MITx Prepares 30 New MOOCs and Builds with Other Universities a Blockchain System for Credentials

IBL News | New York

MITx has become, along with Harvard University and Microsoft, the most prolific course creator on edX.org, with 111 MOOCs shared in the past year, and 26 of them being run for the first time.

“We have about 30 more in the pipeline. At this point we have worked with faculty from 29 of MIT’s departments across all of its 5 schools, as we strive to share the best of MIT’s teaching, and learning, with the world,” said Krishna Rajagopal, Dean for Digital Learning, Open Learning, and Professor of Physics at MIT.

Two of the newest MOOCs from the past Spring have been:

  • Healthcare Finance. Professor Andrew Lo, from MIT Sloan School of Management, teaches how to apply financial techniques to biomedical contexts, following its personal mission of bringing more life-saving therapies to patients faster.

 

 

  • Qualitative Research Methods: Conversational Interviewing. Professor Susan Silbey, a winner of MIT’s Killian Award, teaches learners how to prepare for and conduct a conversational interview for the purpose of gathering data.

 

Another remarkable initiative where MIT collaborates with eight other top research universities is related to the design of a digital, distributed infrastructure for issuing, storing and displaying verifiable credentials and certificates of academic achievement.

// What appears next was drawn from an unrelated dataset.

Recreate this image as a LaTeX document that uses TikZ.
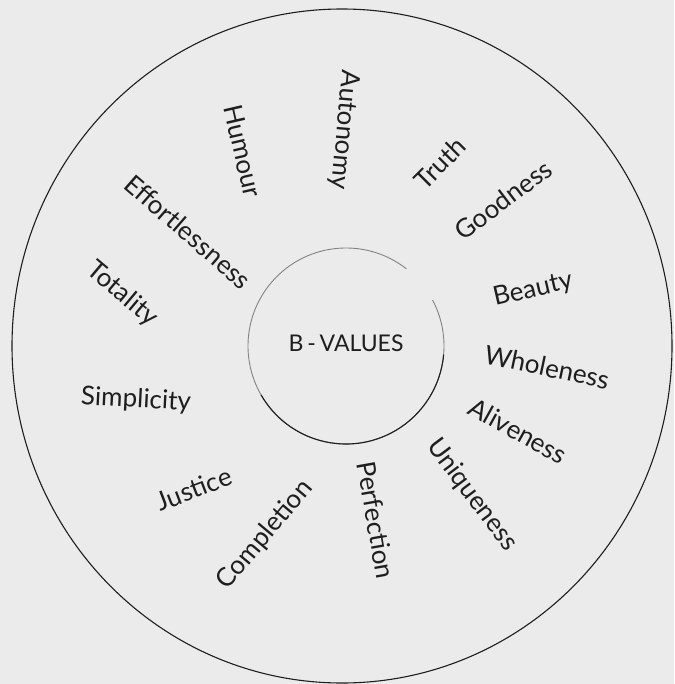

“We aim to utilize strong cryptography to prevent tampering and fraud, and shared ledgers to create a global infrastructure for anchoring academic achievements that build upon earlier research and pioneering efforts  — including MIT’s pilot program via which it issued all of its 2018 graduates a digital version of their diplomas that are verified against a blockchain,” explained Professor Krishna Rajagopal.